Generate an nvidia-gpu cluster template
Use the clusterctl config cluster
command to generate a manifest that defines your GPU-enabled
workload cluster.
Remember to use the nvidia-gpu
flavor with N-series nodes.
AZURE_CONTROL_PLANE_MACHINE_TYPE=Standard_D2s_v3 \
AZURE_NODE_MACHINE_TYPE=Standard_NC6s_v3 \
AZURE_LOCATION=southcentralus \
clusterctl config cluster azure-gpu \
--kubernetes-version=v1.19.7 \
--worker-machine-count=1 \
--flavor=nvidia-gpu > azure-gpu-cluster.yaml
Create the cluster
Apply the manifest from the previous step to your management cluster to have CAPZ create a workload cluster:
$ kubectl apply -f azure-gpu-cluster.yaml
cluster.cluster.x-k8s.io/azure-gpu created
azurecluster.infrastructure.cluster.x-k8s.io/azure-gpu created
kubeadmcontrolplane.controlplane.cluster.x-k8s.io/azure-gpu-control-plane created
azuremachinetemplate.infrastructure.cluster.x-k8s.io/azure-gpu-control-plane created
machinedeployment.cluster.x-k8s.io/azure-gpu-md-0 created
azuremachinetemplate.infrastructure.cluster.x-k8s.io/azure-gpu-md-0 created
kubeadmconfigtemplate.bootstrap.cluster.x-k8s.io/azure-gpu-md-0 created
Wait until the cluster and nodes are finished provisioning. The GPU nodes may take several minutes to provision, since each one must install drivers and supporting software.

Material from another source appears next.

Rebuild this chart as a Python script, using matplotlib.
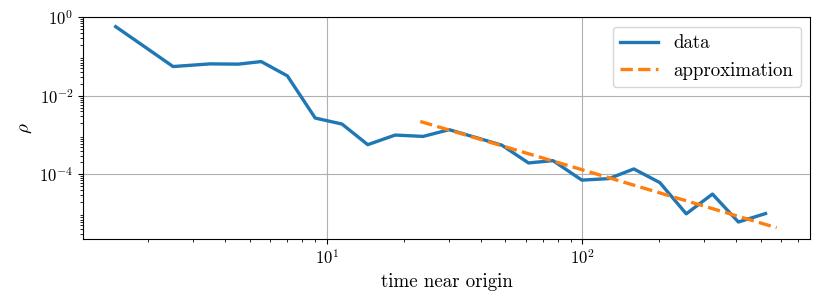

$ kubectl get cluster azure-gpu
NAME PHASE
azure-gpu Provisioned
$ kubectl get machines
NAME PROVIDERID PHASE VERSION
azure-gpu-control-plane-t94nm azure:////subscriptions/<subscription_id>/resourceGroups/azure-gpu/providers/Microsoft.Compute/virtualMachines/azure-gpu-control-plane-nnb57 Running v1.19.7
azure-gpu-md-0-f6b88dd78-vmkph azure:////subscriptions/<subscription_id>/resourceGroups/azure-gpu/providers/Microsoft.Compute/virtualMachines/azure-gpu-md-0-gcc8v Running v1.19.7
You can run these commands against the workload cluster to verify that the
NVIDIA device plugin
has initialized and the nvidia.com/gpu
resource is available:
$ clusterctl get kubeconfig azure-gpu > azure-gpu-cluster.conf
$ export KUBECONFIG=azure-gpu-cluster.conf
$ kubectl -n kube-system get po | grep nvidia
kube-system nvidia-device-plugin-daemonset-d5dn6 1/1 Running 0 16m
$ kubectl get nodes
NAME STATUS ROLES AGE VERSION
azure-gpu-control-plane-nnb57 Ready master 42m v1.19.7
azure-gpu-md-0-gcc8v Ready <none> 38m v1.19.7
$ kubectl get node azure-gpu-md-0-gcc8v -o jsonpath={.status.allocatable} | jq
{
"attachable-volumes-azure-disk": "12",
"cpu": "6",
"ephemeral-storage": "119716326407",
"hugepages-1Gi": "0",
"hugepages-2Mi": "0",
"memory": "115312060Ki",
"nvidia.com/gpu": "1",
"pods": "110"
}
Run a test app
Let’s create a pod manifest for the cuda-vector-add
example from the Kubernetes documentation and
deploy it:
$ cat > cuda-vector-add.yaml << EOF
apiVersion: v1
kind: Pod
metadata:
name: cuda-vector-add
spec:
restartPolicy: OnFailure
containers:
- name: cuda-vector-add
# https://github.com/kubernetes/kubernetes/blob/v1.7.11/test/images/nvidia-cuda/Dockerfile
image: "k8s.gcr.io/cuda-vector-add:v0.1"
resources:
limits:
nvidia.com/gpu: 1 # requesting 1 GPU
EOF
$ kubectl apply -f cuda-vector-add.yaml
The container will download, run, and perform a CUDA calculation with the GPU.
$ kubectl get po cuda-vector-add
cuda-vector-add 0/1 Completed 0 91s
$ kubectl logs cuda-vector-add
[Vector addition of 50000 elements]
Copy input data from the host memory to the CUDA device
CUDA kernel launch with 196 blocks of 256 threads
Copy output data from the CUDA device to the host memory
Test PASSED
Done
If you see output like the above, your GPU cluster is working!